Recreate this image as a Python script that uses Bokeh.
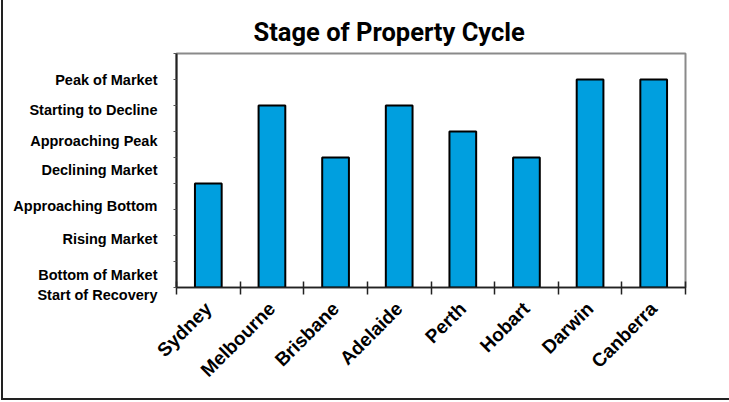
import math
from bokeh.plotting import figure
from bokeh.models import Range1d, FixedTicker
from bokeh.embed import file_html
from bokeh.resources import INLINE

cities = ["Sydney", "Melbourne", "Brisbane", "Adelaide", "Perth", "Hobart", "Darwin", "Canberra"]
stage = [4, 7, 5, 7, 6, 5, 8, 8]
stage_labels = ["Peak of Market", "Starting to Decline", "Approaching Peak", "Declining Market",
                "Approaching Bottom", "Rising Market", "Bottom of Market\nStart of Recovery"]
stage_label_pos = [8.0, 6.81, 5.63, 4.51, 3.15, 1.88, 0.10]
y_max = 9

x = [i + 0.5 for i in range(len(cities))]

W, H = 728, 400
p = figure(width=W, height=H, output_backend="svg", toolbar_location=None,
           x_range=Range1d(0, len(cities)), y_range=Range1d(0, y_max),
           min_border_left=173, min_border_right=W - 682, min_border_top=53,
           min_border_bottom=H - 287)

p.vbar(x=x, top=stage, bottom=0, width=0.42, fill_color="#009FDF",
       line_color="black", line_width=2)

p.title.text = "Stage of Property Cycle"
p.title.align = "left"
p.title.offset = 77
p.title.standoff = 13
p.title.text_font = "Roboto"
p.title.text_font_size = "25.5px"
p.title.text_font_style = "bold"
p.title.text_color = "black"

p.xgrid.visible = False
p.ygrid.visible = False
p.outline_line_color = "#8a8a8a"
p.outline_line_width = 2
p.background_fill_color = "white"
p.border_fill_color = "white"

xa = p.xaxis[0]
xa.ticker = FixedTicker(ticks=x, minor_ticks=list(range(len(cities) + 1)))
xa.major_label_overrides = {xi: c for xi, c in zip(x, cities)}
xa.major_tick_line_color = None
xa.major_tick_in = 0
xa.major_tick_out = 0
xa.minor_tick_in = 6
xa.minor_tick_out = 7
xa.minor_tick_line_color = "#222222"
xa.minor_tick_line_width = 1.5
xa.axis_line_color = "#222222"
xa.axis_line_width = 1.5
xa.major_label_orientation = math.pi / 4
xa.major_label_standoff = 11
xa.major_label_text_font = "Liberation Sans"
xa.major_label_text_font_style = "bold"
xa.major_label_text_font_size = "19px"
xa.major_label_text_color = "black"

ya = p.yaxis[0]
ya.ticker = FixedTicker(ticks=stage_label_pos, minor_ticks=list(range(y_max + 1)))
ya.major_label_overrides = {v: s for v, s in zip(stage_label_pos, stage_labels)}
ya.major_tick_line_color = None
ya.major_tick_in = 0
ya.major_tick_out = 0
ya.minor_tick_in = 0
ya.minor_tick_out = 3
ya.minor_tick_line_color = "#555555"
ya.axis_line_color = "#222222"
ya.axis_line_width = 2
ya.major_label_standoff = 16
ya.major_label_text_font = "Liberation Sans"
ya.major_label_text_font_style = "bold"
ya.major_label_text_font_size = "14.5px"
ya.major_label_text_color = "black"

p.styles = {"border-left": "2px solid #222222", "border-bottom": "2px solid #222222",
            "margin-left": "1px"}

open("out.html", "w").write(file_html(p, INLINE))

-- -- --

▶ **Goal of the exercise**: Repeat the material above in full and exactly, apart from the pictures.

▶ **Full answer**:
Recreate this image as a Python script that uses Bokeh.
import math
from bokeh.plotting import figure
from bokeh.models import Range1d, FixedTicker
from bokeh.embed import file_html
from bokeh.resources import INLINE

cities = ["Sydney", "Melbourne", "Brisbane", "Adelaide", "Perth", "Hobart", "Darwin", "Canberra"]
stage = [4, 7, 5, 7, 6, 5, 8, 8]
stage_labels = ["Peak of Market", "Starting to Decline", "Approaching Peak", "Declining Market",
                "Approaching Bottom", "Rising Market", "Bottom of Market\nStart of Recovery"]
stage_label_pos = [8.0, 6.81, 5.63, 4.51, 3.15, 1.88, 0.10]
y_max = 9

x = [i + 0.5 for i in range(len(cities))]

W, H = 728, 400
p = figure(width=W, height=H, output_backend="svg", toolbar_location=None,
           x_range=Range1d(0, len(cities)), y_range=Range1d(0, y_max),
           min_border_left=173, min_border_right=W - 682, min_border_top=53,
           min_border_bottom=H - 287)

p.vbar(x=x, top=stage, bottom=0, width=0.42, fill_color="#009FDF",
       line_color="black", line_width=2)

p.title.text = "Stage of Property Cycle"
p.title.align = "left"
p.title.offset = 77
p.title.standoff = 13
p.title.text_font = "Roboto"
p.title.text_font_size = "25.5px"
p.title.text_font_style = "bold"
p.title.text_color = "black"

p.xgrid.visible = False
p.ygrid.visible = False
p.outline_line_color = "#8a8a8a"
p.outline_line_width = 2
p.background_fill_color = "white"
p.border_fill_color = "white"

xa = p.xaxis[0]
xa.ticker = FixedTicker(ticks=x, minor_ticks=list(range(len(cities) + 1)))
xa.major_label_overrides = {xi: c for xi, c in zip(x, cities)}
xa.major_tick_line_color = None
xa.major_tick_in = 0
xa.major_tick_out = 0
xa.minor_tick_in = 6
xa.minor_tick_out = 7
xa.minor_tick_line_color = "#222222"
xa.minor_tick_line_width = 1.5
xa.axis_line_color = "#222222"
xa.axis_line_width = 1.5
xa.major_label_orientation = math.pi / 4
xa.major_label_standoff = 11
xa.major_label_text_font = "Liberation Sans"
xa.major_label_text_font_style = "bold"
xa.major_label_text_font_size = "19px"
xa.major_label_text_color = "black"

ya = p.yaxis[0]
ya.ticker = FixedTicker(ticks=stage_label_pos, minor_ticks=list(range(y_max + 1)))
ya.major_label_overrides = {v: s for v, s in zip(stage_label_pos, stage_labels)}
ya.major_tick_line_color = None
ya.major_tick_in = 0
ya.major_tick_out = 0
ya.minor_tick_in = 0
ya.minor_tick_out = 3
ya.minor_tick_line_color = "#555555"
ya.axis_line_color = "#222222"
ya.axis_line_width = 2
ya.major_label_standoff = 16
ya.major_label_text_font = "Liberation Sans"
ya.major_label_text_font_style = "bold"
ya.major_label_text_font_size = "14.5px"
ya.major_label_text_color = "black"

p.styles = {"border-left": "2px solid #222222", "border-bottom": "2px solid #222222",
            "margin-left": "1px"}

open("out.html", "w").write(file_html(p, INLINE))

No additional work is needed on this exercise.